Chapter II: The theoretical basis
The basic principle: 100–101
The basic principle is the simple one of circulation, and is illustrated by the familiar case of corridors and rooms. Within a large hospital, for example, there is a complex traffic problem
The basic principle
100Fortunately there is no mystery about this, because the problem is no different in its essentials from the circulation problem that arises every day in the design of buildings, where the subject is well understood. The basic principle is the simple one of circulation, and is illustrated by the familiar case of corridors and rooms. Within a large hospital, for example, there is a complex traffic problem. A great deal of movement is involved—patients arrive at reception, are moved to wards, then perhaps to operating theatres and back to wards. Doctors, consultants, sisters and nurses go their rounds. Food, books, letters, medicines and appliances of many kinds have to be distributed. A good deal of this includes wheeled-traffic. The principle on which it is all contrived is the creation of areas of environment (wards, operating theatres, consulting rooms, laboratories, kitchens, libraries, etc.) which are served by a corridor system for the primary distribution of traffic. This is not to say no movement takes place within the areas of environment, since even in a hospital ward there is a drift of movement up and down the ward, but it is strictly controlled so that the environment does not suffer. If for some reason movement tends to build up beyond the ability of the environment to accept it, then something is quickly done to curtail or divert it. The one thing that is never allowed to happen is for an environmental area to be opened to through traffic—food trolleys being trundled through the operating theatre would indicate a fundamental error in circulation planning.
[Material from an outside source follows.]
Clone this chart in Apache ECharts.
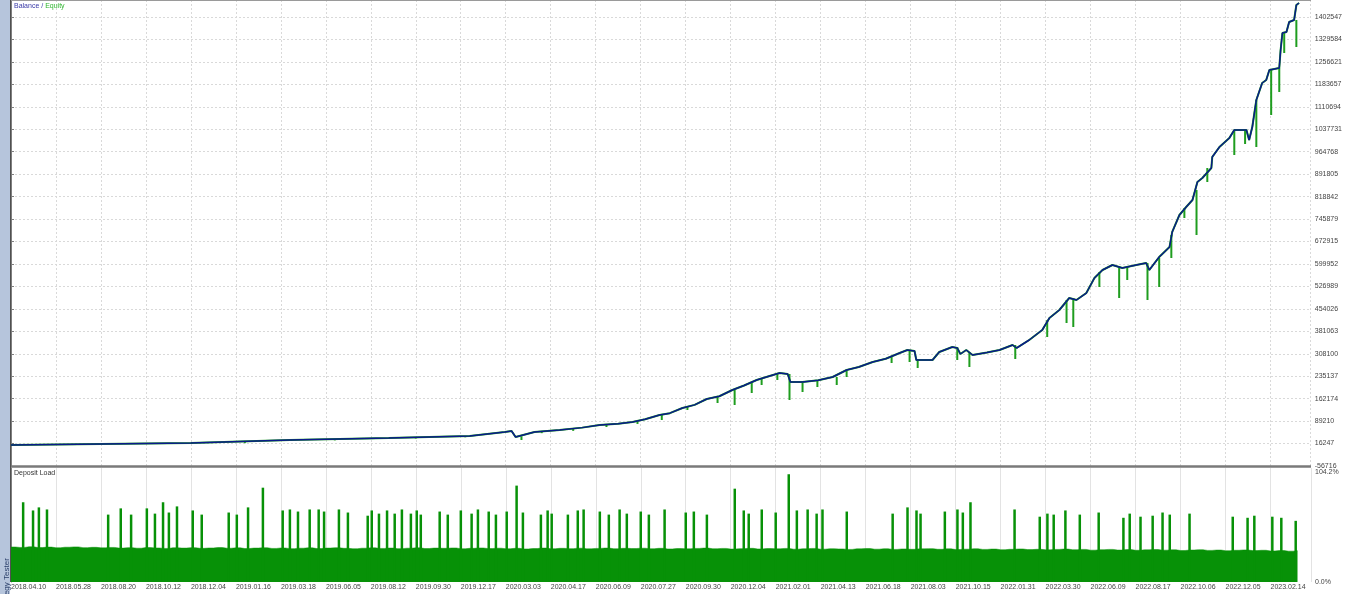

There is no principle other than this on which to contemplate the accommodation of motor traffic in towns and cities, whether it is a design for a new town on an open site, or the adaptation of an existing town. There must be areas of good environment—urban rooms—where people can live, work, shop, look about, and move around on foot in reasonable freedom from the hazards of motor traffic, and there must be a complementary network of roads—urban corridors—for effecting the primary distribution of traffic to the environmental areas. These areas are not free of traffic-they cannot be if they are to function—but the design would ensure that their traffic is related in character and volume to the environmental conditions being sought. If this concept is pursued it can easily be seen that it results in the whole of the town taking on a cellular structure consisting of environmental areas set within an interlacing network of distributory highways. It is a simple concept, but without it the whole subject of urban traffic remains confused, vague, and without comprehensive objectives. Once it is adopted then everything begins to clarify. It is not by any means a new idea, for Sir Alker Tripp was advocating something on these lines over 20 years ago† ,and the precincts and neighbour-hoods of the County of London Plan reflected the same approach. But in the face of the rapidly increasing number of vehicles it acquires a new urgency; it now requires to be explored and developed from a mere concept into a set of working rules for practical application.
† Town Planning and Road Traffic, H. Alker Tripp (Arnold, 1942).